Thursday, July 14, 2016

A NATION OBSESSED WITH POKEMON GO DESERVES A CLINTON OR TRUMP

This latest obsession boils down to a further dumbing down of Americans

All of a sudden, it seems as though everyone who has a smart phone is fixiated on the Pokemon Go game. People are running into each other, into obstructions, tripping over steps, falling over the edge, and may be getting run over by cars or crashing their cars. Those Pokemon games are keeping emergency rooms busy.

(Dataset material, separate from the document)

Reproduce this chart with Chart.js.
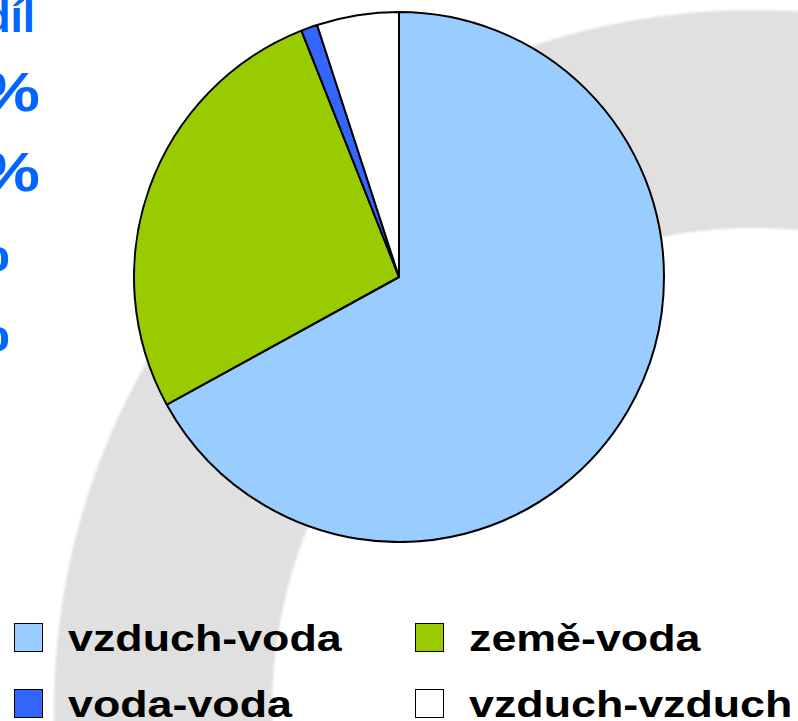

Visit any college campus and you will see students and their professors occupied with playing Pokemon Go. Whereas American university offer such worthless majors as Women’s Studies; Gender Studies; Lesbian, Gay, Bisexual and Transgender (LGBT) Studies; African-American Studies, etc., it is not unreasonable to believe that some of our universities will soon be offering a degree in Pokemon Go Studies.

This latest obsession boils down to a further dumbing down of Americans. We have a presidential election coming up in November and are left with the God awful choice of voting either for a crook and perpetual liar or a big-mouth nutjob. A nation obsessed with Pokemon Go deserves a Clinton or Trump.

The game was developed by the Japanese. If everyone would have had a smart phone during WW2, Japan would have easily won the war by bombarding the U.S. and its allies with Pokemon, thereby leaving us stupefied and not interested in defending ourselves, just determined to win at Pokemon Go.